Recently I was pleased to discover that the built-in recording feature of the Evernote note-taking application works very well for recording long meetings without using up tons of space on your smartphone or PC:
A few weeks ago I again participated in Ladies Rock Camp Boston – this time I tried playing a drum kit. I liked it enough that I bought my own kit and started taking lessons with one of the drum teachers.
I realized that trying to take notes during an hour lesson while holding sticks in both hands would not work, so I decided to make an audio recording of it using a 32GB iPod touch. I didn’t want to use my 16GB iPhone 4S because it only had about 3GB available and from my experience of recording band practices I knew that my recording apps would create very large .wav files.
However, I use Evernote for note-taking, information storage, and writing (I wrote my entire 50K word NaNoWriMo novel in it!) and I remembered that it has an audio note-taking feature.

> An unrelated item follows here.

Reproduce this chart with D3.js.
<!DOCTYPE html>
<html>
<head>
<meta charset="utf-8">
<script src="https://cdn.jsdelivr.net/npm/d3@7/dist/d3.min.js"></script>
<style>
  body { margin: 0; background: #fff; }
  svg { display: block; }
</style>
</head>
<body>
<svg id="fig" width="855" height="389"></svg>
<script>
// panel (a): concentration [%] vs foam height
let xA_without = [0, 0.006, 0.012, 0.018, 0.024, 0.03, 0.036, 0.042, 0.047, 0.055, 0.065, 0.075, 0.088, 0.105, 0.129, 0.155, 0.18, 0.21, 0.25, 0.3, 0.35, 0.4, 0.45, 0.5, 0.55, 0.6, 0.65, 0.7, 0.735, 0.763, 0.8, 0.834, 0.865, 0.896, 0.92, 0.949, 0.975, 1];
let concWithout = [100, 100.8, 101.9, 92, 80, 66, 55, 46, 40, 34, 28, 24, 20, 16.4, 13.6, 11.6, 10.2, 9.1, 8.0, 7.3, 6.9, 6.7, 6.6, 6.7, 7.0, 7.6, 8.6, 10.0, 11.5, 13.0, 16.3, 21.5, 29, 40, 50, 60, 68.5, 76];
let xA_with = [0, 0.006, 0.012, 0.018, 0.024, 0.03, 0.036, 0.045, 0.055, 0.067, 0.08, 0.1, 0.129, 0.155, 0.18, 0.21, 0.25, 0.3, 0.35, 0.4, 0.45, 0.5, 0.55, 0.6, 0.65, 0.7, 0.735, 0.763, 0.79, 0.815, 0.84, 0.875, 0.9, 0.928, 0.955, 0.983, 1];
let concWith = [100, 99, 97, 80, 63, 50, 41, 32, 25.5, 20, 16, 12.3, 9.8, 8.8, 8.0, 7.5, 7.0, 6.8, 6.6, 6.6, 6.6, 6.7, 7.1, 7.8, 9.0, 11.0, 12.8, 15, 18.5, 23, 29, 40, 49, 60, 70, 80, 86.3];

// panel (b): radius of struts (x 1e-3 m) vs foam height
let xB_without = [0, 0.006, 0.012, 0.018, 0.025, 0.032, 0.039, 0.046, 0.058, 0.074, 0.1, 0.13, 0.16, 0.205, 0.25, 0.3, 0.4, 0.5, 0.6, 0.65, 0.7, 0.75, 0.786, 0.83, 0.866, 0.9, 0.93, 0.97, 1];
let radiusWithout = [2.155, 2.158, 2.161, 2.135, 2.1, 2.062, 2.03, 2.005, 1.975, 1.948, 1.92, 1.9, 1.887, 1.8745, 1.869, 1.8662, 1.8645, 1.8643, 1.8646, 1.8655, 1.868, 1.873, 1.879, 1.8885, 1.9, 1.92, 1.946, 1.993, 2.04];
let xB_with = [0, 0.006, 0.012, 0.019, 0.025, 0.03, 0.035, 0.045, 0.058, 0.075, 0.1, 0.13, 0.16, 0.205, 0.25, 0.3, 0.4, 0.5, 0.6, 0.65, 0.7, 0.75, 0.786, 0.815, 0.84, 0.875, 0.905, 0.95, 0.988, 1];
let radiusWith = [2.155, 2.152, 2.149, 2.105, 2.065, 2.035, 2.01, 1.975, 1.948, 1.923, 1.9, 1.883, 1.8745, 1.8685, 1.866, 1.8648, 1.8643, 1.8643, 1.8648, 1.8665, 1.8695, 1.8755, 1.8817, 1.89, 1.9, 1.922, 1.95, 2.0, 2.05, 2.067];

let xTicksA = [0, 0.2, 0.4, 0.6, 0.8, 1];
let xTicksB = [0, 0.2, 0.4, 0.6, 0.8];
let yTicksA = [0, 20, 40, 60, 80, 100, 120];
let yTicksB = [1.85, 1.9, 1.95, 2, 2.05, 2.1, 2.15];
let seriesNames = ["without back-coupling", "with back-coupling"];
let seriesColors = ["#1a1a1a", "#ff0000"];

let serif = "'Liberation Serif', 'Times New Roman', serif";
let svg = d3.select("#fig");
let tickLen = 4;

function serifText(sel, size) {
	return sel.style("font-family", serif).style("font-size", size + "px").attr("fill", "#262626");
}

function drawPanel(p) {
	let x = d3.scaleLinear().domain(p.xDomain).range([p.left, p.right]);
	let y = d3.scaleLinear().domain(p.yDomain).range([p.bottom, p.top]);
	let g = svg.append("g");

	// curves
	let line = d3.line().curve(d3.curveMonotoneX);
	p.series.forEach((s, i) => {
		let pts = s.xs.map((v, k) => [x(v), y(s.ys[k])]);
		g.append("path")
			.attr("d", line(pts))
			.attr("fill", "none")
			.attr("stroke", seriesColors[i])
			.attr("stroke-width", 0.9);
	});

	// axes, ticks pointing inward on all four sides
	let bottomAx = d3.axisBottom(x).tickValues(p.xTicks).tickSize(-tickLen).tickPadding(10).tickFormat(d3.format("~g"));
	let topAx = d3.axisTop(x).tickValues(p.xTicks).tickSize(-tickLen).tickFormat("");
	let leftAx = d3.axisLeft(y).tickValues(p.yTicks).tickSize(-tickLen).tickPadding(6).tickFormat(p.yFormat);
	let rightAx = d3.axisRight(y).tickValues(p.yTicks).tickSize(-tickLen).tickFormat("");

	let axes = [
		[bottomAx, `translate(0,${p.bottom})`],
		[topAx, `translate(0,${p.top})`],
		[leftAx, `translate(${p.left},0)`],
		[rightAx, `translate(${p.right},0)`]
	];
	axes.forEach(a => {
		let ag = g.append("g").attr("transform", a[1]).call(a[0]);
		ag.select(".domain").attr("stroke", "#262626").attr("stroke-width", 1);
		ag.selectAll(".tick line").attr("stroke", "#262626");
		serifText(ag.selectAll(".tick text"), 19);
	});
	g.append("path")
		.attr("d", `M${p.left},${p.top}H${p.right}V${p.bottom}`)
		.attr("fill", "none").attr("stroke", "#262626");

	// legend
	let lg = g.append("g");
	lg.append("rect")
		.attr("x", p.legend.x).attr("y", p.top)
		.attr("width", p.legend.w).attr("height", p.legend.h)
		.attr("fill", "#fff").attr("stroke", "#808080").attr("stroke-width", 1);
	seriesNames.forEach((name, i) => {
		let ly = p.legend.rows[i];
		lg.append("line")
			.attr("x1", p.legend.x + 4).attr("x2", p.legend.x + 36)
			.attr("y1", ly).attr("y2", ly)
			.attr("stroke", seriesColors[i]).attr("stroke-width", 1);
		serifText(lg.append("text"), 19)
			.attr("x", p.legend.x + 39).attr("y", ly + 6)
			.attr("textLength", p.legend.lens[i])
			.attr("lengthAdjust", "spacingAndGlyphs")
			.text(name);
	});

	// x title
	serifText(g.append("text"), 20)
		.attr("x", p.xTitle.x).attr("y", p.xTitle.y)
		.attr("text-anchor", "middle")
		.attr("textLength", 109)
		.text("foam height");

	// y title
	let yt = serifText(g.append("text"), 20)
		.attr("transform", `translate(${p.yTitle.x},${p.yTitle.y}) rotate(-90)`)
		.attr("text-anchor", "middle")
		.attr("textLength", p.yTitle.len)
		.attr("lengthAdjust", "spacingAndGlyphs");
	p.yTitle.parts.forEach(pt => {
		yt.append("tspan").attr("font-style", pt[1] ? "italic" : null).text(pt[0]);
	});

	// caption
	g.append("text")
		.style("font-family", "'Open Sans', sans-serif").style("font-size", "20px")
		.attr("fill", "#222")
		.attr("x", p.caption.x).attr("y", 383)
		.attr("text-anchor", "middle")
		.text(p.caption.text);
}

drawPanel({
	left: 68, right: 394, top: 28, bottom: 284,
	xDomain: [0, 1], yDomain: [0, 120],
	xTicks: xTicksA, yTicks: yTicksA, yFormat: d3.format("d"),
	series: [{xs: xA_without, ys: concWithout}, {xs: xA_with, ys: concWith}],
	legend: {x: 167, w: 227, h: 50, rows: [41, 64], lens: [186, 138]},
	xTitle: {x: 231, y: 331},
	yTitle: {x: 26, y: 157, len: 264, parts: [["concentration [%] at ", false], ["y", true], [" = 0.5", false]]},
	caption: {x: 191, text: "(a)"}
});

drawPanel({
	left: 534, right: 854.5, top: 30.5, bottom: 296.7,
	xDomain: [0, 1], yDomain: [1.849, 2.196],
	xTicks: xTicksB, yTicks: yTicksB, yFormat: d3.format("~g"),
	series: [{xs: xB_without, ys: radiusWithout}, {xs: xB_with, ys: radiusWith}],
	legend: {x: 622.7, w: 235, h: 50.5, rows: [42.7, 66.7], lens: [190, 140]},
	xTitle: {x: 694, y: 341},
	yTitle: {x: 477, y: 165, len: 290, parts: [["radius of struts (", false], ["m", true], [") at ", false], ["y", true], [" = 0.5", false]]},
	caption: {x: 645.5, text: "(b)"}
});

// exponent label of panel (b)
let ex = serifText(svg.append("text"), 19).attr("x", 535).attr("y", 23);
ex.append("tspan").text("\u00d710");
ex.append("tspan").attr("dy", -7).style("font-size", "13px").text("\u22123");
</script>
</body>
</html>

I decided to try using it because once I got the iPod onto a wifi network the recording would be synchronized with my web account plus all of my other devices (PC, Mac and iPhone) to be accessible when, for instance, I was at my practice space.

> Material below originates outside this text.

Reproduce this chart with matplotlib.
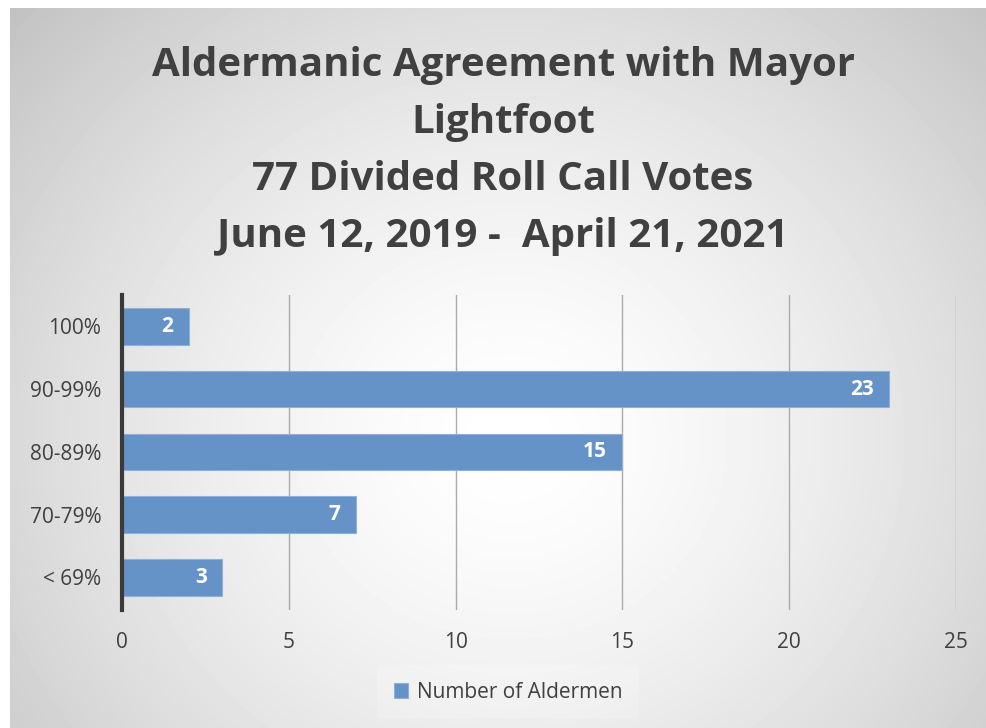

After recording my hour-long lesson and returning home I synced my iPod with the Evernote server and sat down to review the size and quality of the recording. I was very pleasantly surprised to discover that the total size of the .wav file it created was only 6MB! For comparison, the recording of a friend’s under 10 minute recital piece was 65MB.
I suspect the size difference is due to Evernote applying a good deal more compression to the already-mono recording (the 65MB file was recorded in 16-bit 44.1KHz stereo resolution). So while that means Evernote is not suitable to reproduce music decently, it is perfectly acceptable for recording spoken word meetings and also for my music lesson since that is less about high fidelity and more about remembering what the teacher demonstrated.
Evernote basic is free to use. Evernote Premium costs $45 a year (or $5/month). The differences relevant to recording are:
- the maximum size file you can attache to a note is 25MB in the free version vs 100MB in Premium
- the maximum upload usage per month is 60MB for free vs 1 GB for Premium. Both have unlimited permanent storage (i.e., for free you can upload 60MB every month – you don’t have to remove any files to keep the total content a certain size)
Evernote has versions for Windows, Mac, iOS (iPhone.iPad/iPod touch), Android, Blackberry, Windows Phone, and more – I’ve used all of those except Windows Phone to sync data across all of my devices.